One of the more striking things about this seventy minute version of Shakespeare's Hamlet is that the entire time the audience is watching the play, they are doing so in the same lighting as the actors.
Hamlet (Justin Avoth) and Ophelia (Emma Fildes) [courtesy New Fortune Theatre]
John Russell Brown directs Hamlet The Outsider with an immediacy that makes the lines ring true, though individual nuances seem to be left to the actor's interpretation of their own character. This may be one way to note that the directing has been most effective, as the lines seem to spring not only from the actors' lips, but from their emotions as well. Justin Avoth's Hamlet could almost be seen as cinematic, were it not for his all-encompassing facial expressions, which seem tailored to reach those seated in the back rows of a large theatre. However, this grandness of expression is tempered with neat underplaying in some of Hamlet's pivotal moments, which paradoxically makes the actor's judgement, and, that of his director, seem sound in the context of his approach to his role. Emma Fildes stands out, as well, as Hamlet's lady love Ophelia, though her scenes of madness could do with a trim, as the ethereal quality of her character, is by nature, elusive. Karen Archer offers a strong, emotional performance as Hamlet's mother, Gertrude, though the Oedipal nature of her relationship with her son seems somewhat encapsulated.
Hamlet (Justin Avoth) and his mother, Gertrude (Karen Archer) [courtesy New Fortune Theatre]

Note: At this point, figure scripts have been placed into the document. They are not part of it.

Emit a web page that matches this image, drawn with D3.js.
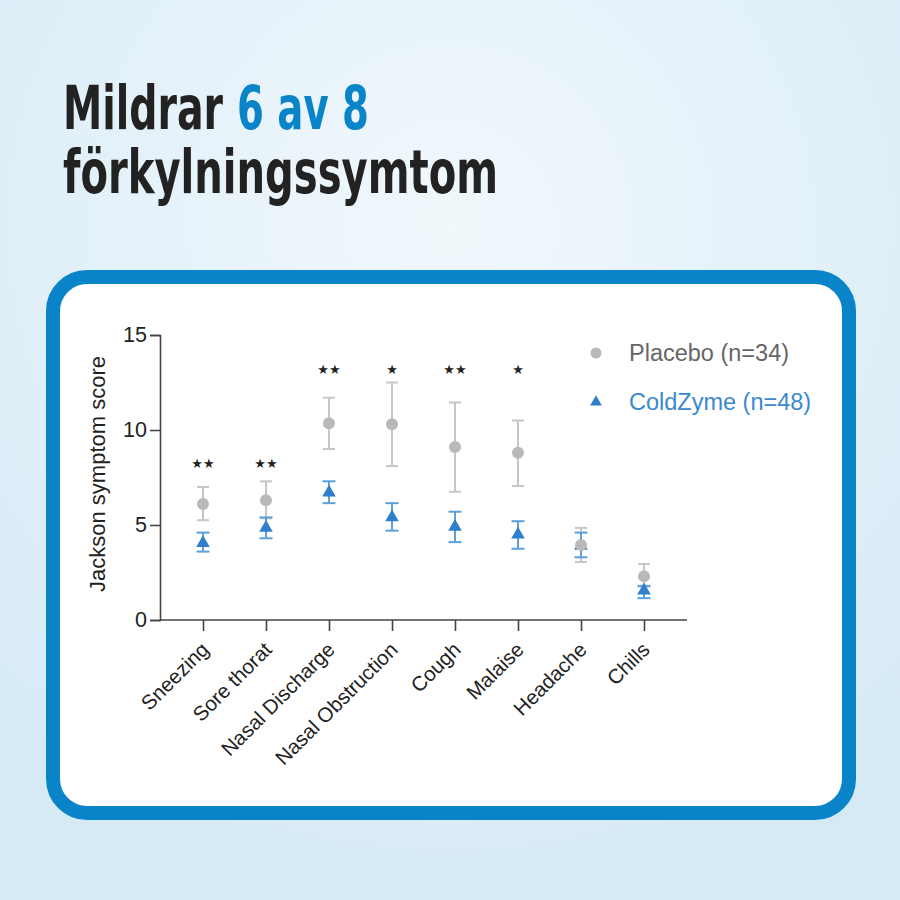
<!DOCTYPE html>
<html lang="sv">
<head>
<meta charset="utf-8">
<title>ColdZyme symptom chart</title>
<script src="https://cdn.jsdelivr.net/npm/d3@7"></script>
<style>
  html, body { margin: 0; padding: 0; }
  body { width: 900px; height: 900px; overflow: hidden; }
</style>
</head>
<body>
<script>
// symptom categories and mean scores with error bars
var symptoms = ["Sneezing", "Sore thorat", "Nasal Discharge", "Nasal Obstruction",
                "Cough", "Malaise", "Headache", "Chills"];

var placeboMean = [6.1, 6.3, 10.35, 10.3, 9.1, 8.8, 3.95, 2.3];
var placeboHigh = [7.0, 7.3, 11.7, 12.5, 11.45, 10.5, 4.85, 2.95];
var placeboLow  = [5.25, 5.35, 9.0, 8.1, 6.75, 7.05, 3.05, 1.75];

var coldzymeMean = [4.05, 4.85, 6.7, 5.4, 4.9, 4.5, 3.9, 1.55];
var coldzymeHigh = [4.6, 5.4, 7.3, 6.15, 5.7, 5.2, 4.6, 1.8];
var coldzymeLow  = [3.6, 4.3, 6.15, 4.7, 4.1, 3.75, 3.3, 1.15];

// significance marks and the score level they sit at
var stars  = ["★★", "★★", "★★", "★", "★★", "★", "", ""];
var starY  = [8.25, 8.25, 13.2, 13.2, 13.2, 13.2, 0, 0];

var yTicks = [0, 5, 10, 15];

var w = 900, h = 900;
var blue = "#0a84c9";

var svg = d3.select("body").append("svg")
  .attr("width", w)
  .attr("height", h);

// background gradient
var defs = svg.append("defs");
var grad = defs.append("radialGradient")
  .attr("id", "bg")
  .attr("cx", "50%").attr("cy", "25%").attr("r", "75%");
grad.append("stop").attr("offset", "0%").attr("stop-color", "#f1f8fc");
grad.append("stop").attr("offset", "100%").attr("stop-color", "#d6eaf6");

svg.append("rect").attr("width", w).attr("height", h).attr("fill", "url(#bg)");

// title, two lines
var titleFont = "'Liberation Sans Narrow', 'DejaVu Sans Condensed', 'Roboto', sans-serif";
function titleText(x, y, len, color, txt) {
  svg.append("text")
    .attr("x", x).attr("y", y)
    .attr("font-family", titleFont)
    .attr("font-weight", "bold")
    .attr("font-size", 61)
    .attr("fill", color)
    .attr("textLength", len)
    .attr("lengthAdjust", "spacingAndGlyphs")
    .text(txt);
}
titleText(63, 129, 160, "#222", "Mildrar");
titleText(237, 129, 132, blue, "6 av 8");
titleText(63, 193, 435, "#222", "förkylningssymtom");

// card
svg.append("rect")
  .attr("x", 53).attr("y", 277)
  .attr("width", 796).attr("height", 536)
  .attr("rx", 34).attr("ry", 34)
  .attr("fill", "#fff")
  .attr("stroke", blue)
  .attr("stroke-width", 14);

// scales
var xScale = d3.scalePoint()
  .domain(symptoms)
  .range([203, 644]);

var yScale = d3.scaleLinear()
  .domain([0, 15])
  .range([620, 335]);

var font = "'Liberation Sans', Arial, sans-serif";

// y axis
var yAxis = d3.axisLeft(yScale).tickValues(yTicks).tickSize(10).tickPadding(3);
var gy = svg.append("g")
  .attr("transform", "translate(160,0)")
  .call(yAxis);
gy.select(".domain").attr("stroke", "#444").attr("stroke-width", 1.6);
gy.selectAll(".tick line").attr("stroke", "#444").attr("stroke-width", 1.6);
gy.selectAll(".tick text")
  .attr("font-family", font)
  .attr("font-size", 21.5)
  .attr("fill", "#222");

// x axis
var xAxis = d3.axisBottom(xScale).tickSize(11).tickSizeOuter(0).tickFormat("");
var gx = svg.append("g")
  .attr("transform", "translate(0,620)")
  .call(xAxis);
gx.select(".domain")
  .attr("d", "M160,0H687")
  .attr("stroke", "#444").attr("stroke-width", 1.6);
gx.selectAll(".tick line").attr("stroke", "#444").attr("stroke-width", 1.6);

svg.append("g").selectAll("text")
  .data(symptoms)
  .enter().append("text")
  .attr("transform", function(d) {
    return "translate(" + (xScale(d) + 7) + ",651) rotate(-45)";
  })
  .attr("text-anchor", "end")
  .attr("font-family", font)
  .attr("font-size", 20.5)
  .attr("fill", "#222")
  .text(function(d) { return d; });

// y axis title
svg.append("text")
  .attr("transform", "translate(105,474) rotate(-90)")
  .attr("text-anchor", "middle")
  .attr("font-family", font)
  .attr("font-size", 22)
  .attr("fill", "#222")
  .text("Jackson symptom score");

// error bars
function errorBars(lo, hi, color, cap) {
  var g = svg.append("g").attr("stroke", color).attr("stroke-width", 2);
  symptoms.forEach(function(s, i) {
    var x = xScale(s);
    g.append("line").attr("x1", x).attr("x2", x)
      .attr("y1", yScale(lo[i])).attr("y2", yScale(hi[i]));
    g.append("line").attr("x1", x - cap).attr("x2", x + cap)
      .attr("y1", yScale(lo[i])).attr("y2", yScale(lo[i]));
    g.append("line").attr("x1", x - cap).attr("x2", x + cap)
      .attr("y1", yScale(hi[i])).attr("y2", yScale(hi[i]));
  });
}

var grey = "#b9b9b9";
var greyBar = "#c6c6c6";
var triBlue = "#2f7fcc";
var triBar = "#5aa0dc";

errorBars(placeboLow, placeboHigh, greyBar, 6);
errorBars(coldzymeLow, coldzymeHigh, triBar, 6.5);

var tri = d3.symbol().type(d3.symbolTriangle).size(80);

svg.append("g").selectAll("path")
  .data(coldzymeMean)
  .enter().append("path")
  .attr("d", tri)
  .attr("transform", function(d, i) {
    return "translate(" + xScale(symptoms[i]) + "," + yScale(d) + ")";
  })
  .attr("fill", triBlue);

svg.append("g").selectAll("circle")
  .data(placeboMean)
  .enter().append("circle")
  .attr("cx", function(d, i) { return xScale(symptoms[i]); })
  .attr("cy", function(d) { return yScale(d); })
  .attr("r", 6)
  .attr("fill", grey);

// significance stars
svg.append("g").selectAll("text")
  .data(stars)
  .enter().append("text")
  .attr("x", function(d, i) { return xScale(symptoms[i]); })
  .attr("y", function(d, i) { return yScale(starY[i]) + 5; })
  .attr("text-anchor", "middle")
  .attr("font-family", "'DejaVu Sans', sans-serif")
  .attr("font-size", 13)
  .attr("fill", "#222")
  .text(function(d) { return d; });

// legend
var legend = svg.append("g");
legend.append("circle")
  .attr("cx", 596).attr("cy", 353).attr("r", 5.5)
  .attr("fill", grey);
legend.append("text")
  .attr("x", 629).attr("y", 361)
  .attr("font-family", font)
  .attr("font-size", 23.5)
  .attr("fill", "#666")
  .text("Placebo (n=34)");
legend.append("path")
  .attr("d", d3.symbol().type(d3.symbolTriangle).size(60))
  .attr("transform", "translate(596,402)")
  .attr("fill", triBlue);
legend.append("text")
  .attr("x", 629).attr("y", 410)
  .attr("font-family", font)
  .attr("font-size", 23.5)
  .attr("fill", "#3b89cc")
  .text("ColdZyme (n=48)");
</script>
</body>
</html>
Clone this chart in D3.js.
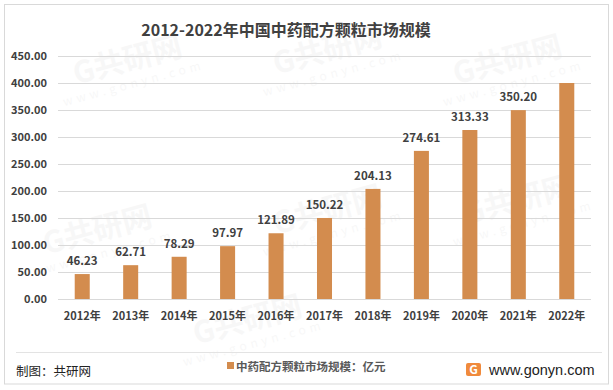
<!DOCTYPE html>
<html><head><meta charset="utf-8">
<script src="https://cdn.jsdelivr.net/npm/d3@7"></script>
<style>body{margin:0;background:#fff}svg{display:block;font-family:"Noto Sans CJK SC","Noto Sans",sans-serif}</style>
</head><body><svg id="c" width="613" height="390"></svg>
<script>
const categories = ["2012年","2013年","2014年","2015年","2016年","2017年","2018年","2019年","2020年","2021年","2022年"];
const values = [46.23,62.71,78.29,97.97,121.89,150.22,204.13,274.61,313.33,350.20,400.5];
const valueLabels = ["46.23","62.71","78.29","97.97","121.89","150.22","204.13","274.61","313.33","350.20",""];
const yTicks = [0,50,100,150,200,250,300,350,400,450];
const title = "2012-2022年中国中药配方颗粒市场规模";
const seriesName = "中药配方颗粒市场规模：亿元";

const svg = d3.select("#c");
svg.append("rect").attr("x",4.5).attr("y",4.5).attr("width",604).attr("height",379.5)
  .attr("fill","#fff").attr("stroke","#d9d9d9");

// faint watermarks
const wm = [[130,70],[330,60],[510,70],[100,240],[330,220],[520,210],[250,330]];
wm.forEach(([x,y])=>{
  const g = svg.append("g").attr("transform",`translate(${x},${y}) rotate(-15)`).attr("opacity",0.028);
  g.append("text").attr("text-anchor","middle").attr("font-size",30).attr("font-weight","bold").attr("fill","#000").text("G共研网");
  g.append("text").attr("text-anchor","middle").attr("y",18).attr("font-size",12).attr("letter-spacing",4).attr("fill","#000").text("www.gonyn.com");
});

const x = d3.scaleBand().domain(categories).range([58,591]).paddingInner(0.69).paddingOuter(0.345);
const y = d3.scaleLinear().domain([0,450]).range([299,56.3]);

// gridlines
svg.append("g").selectAll("line").data(yTicks).join("line")
  .attr("x1",58).attr("x2",591).attr("y1",d=>Math.round(y(d))+0.5).attr("y2",d=>Math.round(y(d))+0.5)
  .attr("stroke","#d9d9d9").attr("stroke-width",1);

// y axis
const ya = svg.append("g").attr("transform","translate(47,0)")
  .call(d3.axisLeft(y).tickValues(yTicks).tickFormat(d=>d3.format(".2f")(d)).tickSize(0).tickPadding(0));
ya.select(".domain").remove();
ya.selectAll("text").attr("font-size",11).attr("font-weight","bold").attr("fill","#404040").attr("font-family","'Noto Sans CJK SC',sans-serif");

// x axis
const xa = svg.append("g").attr("transform","translate(0,310)")
  .call(d3.axisBottom(x).tickSize(0).tickPadding(2));
xa.select(".domain").remove();
xa.selectAll("text").attr("font-size",11).attr("font-weight","bold").attr("fill","#404040").attr("font-family","'Noto Sans CJK SC',sans-serif");

// bars
svg.append("g").selectAll("rect").data(values).join("rect")
  .attr("x",(d,i)=>x(categories[i])).attr("width",x.bandwidth())
  .attr("y",d=>y(d)).attr("height",d=>y(0)-y(d)).attr("fill","#D38C4E");

// labels
svg.append("g").selectAll("text").data(values).join("text")
  .attr("x",(d,i)=>x(categories[i])+x.bandwidth()/2).attr("y",d=>y(d)-9)
  .attr("text-anchor","middle").attr("font-size",11.5).attr("font-weight","bold").attr("fill","#404040")
  .text((d,i)=>valueLabels[i]);

// title
svg.append("text").attr("x",286).attr("y",36).attr("text-anchor","middle")
  .attr("font-size",16).attr("font-weight","bold").attr("fill","#404040").text(title);

// footer
svg.append("line").attr("x1",16).attr("x2",602).attr("y1",352.5).attr("y2",352.5).attr("stroke","#e3e3e3");
svg.append("text").attr("x",16).attr("y",376).attr("font-size",12.5).attr("fill","#222").text("制图：共研网");
svg.append("rect").attr("x",227).attr("y",362).attr("width",7).attr("height",7).attr("fill","#D38C4E");
svg.append("text").attr("x",236).attr("y",371).attr("font-size",11.5).attr("font-weight","bold").attr("fill","#595959").text(seriesName);
// logo
const lg = svg.append("g").attr("transform","translate(466,363)");
lg.append("rect").attr("width",15).attr("height",13).attr("rx",2).attr("fill","#F08A3C");
lg.append("text").attr("x",7.5).attr("y",11).attr("text-anchor","middle").attr("font-size",12).attr("font-weight","bold").attr("fill","#fff").text("G");
svg.append("text").attr("x",489).attr("y",375).attr("font-size",14.5).attr("fill","#222").attr("font-family","'Liberation Sans',Arial,sans-serif").text("www.gonyn.com");
</script></body></html>
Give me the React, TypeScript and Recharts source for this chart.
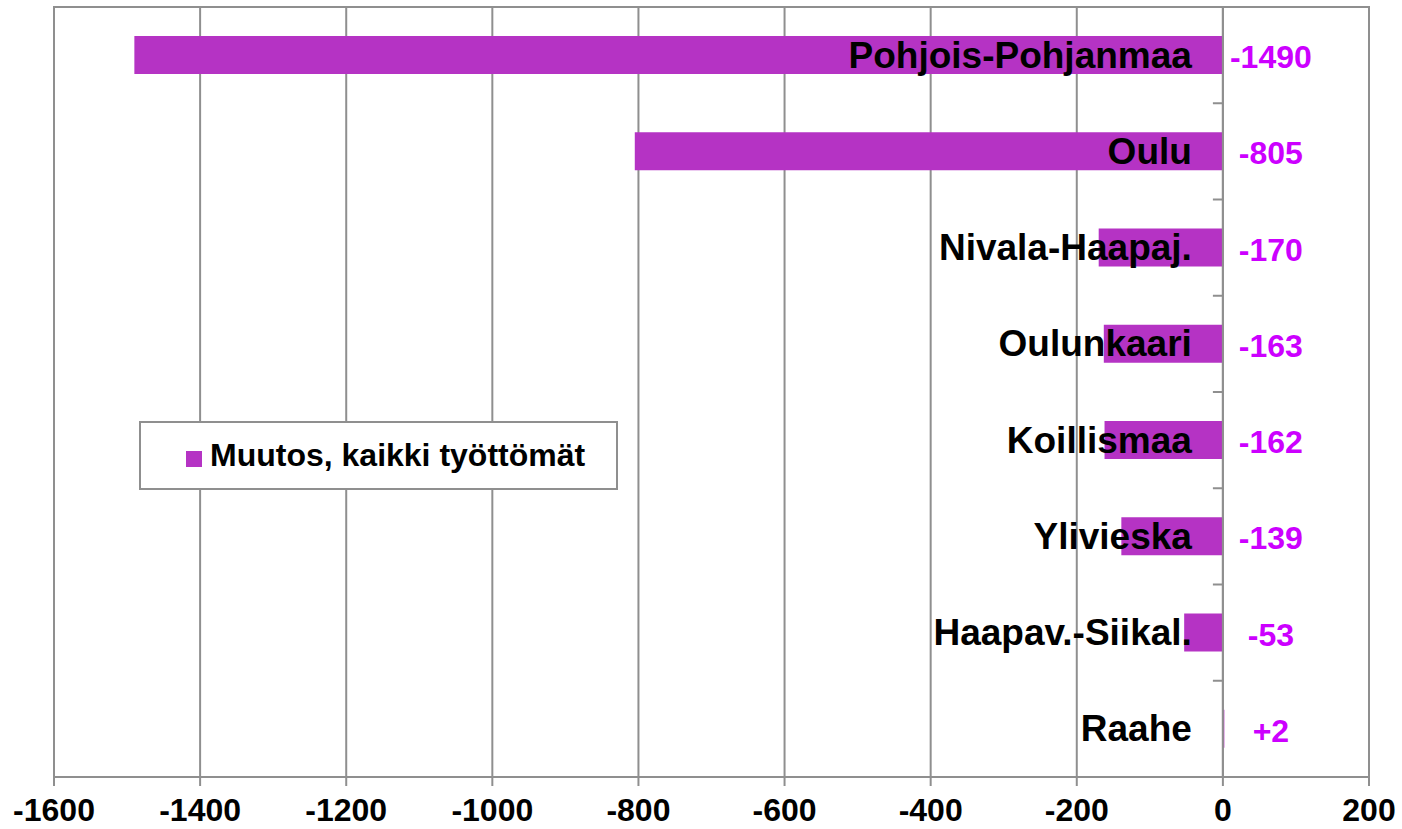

Hamlet the Outsider is a generally well-presented production, though at times, rather haphazard sound design which seemed to take its cues more from Seventies television than anything relating to Shakespeare, threatened to overlap the actors' lines. If the tone of the production was that of soap opera, such a connection might be justified, but the high calibre of the acting warrants more thought. Shakespearean scholars and those who relish each and every word of Shakespeare's plays may find this pared down version of one of his greatest somewhat limited. However, as New Fortune Theatre have made it their business to focus on specific aspects of Hamlet's story, employing dialogue relating to it, I'd say their ends have justified their means. For theatregoers who prefer to get to the meat of the matter in little more than an hour will find all they need to digest of one of the world's finest literary texts not only alive in their performance, but also, well done.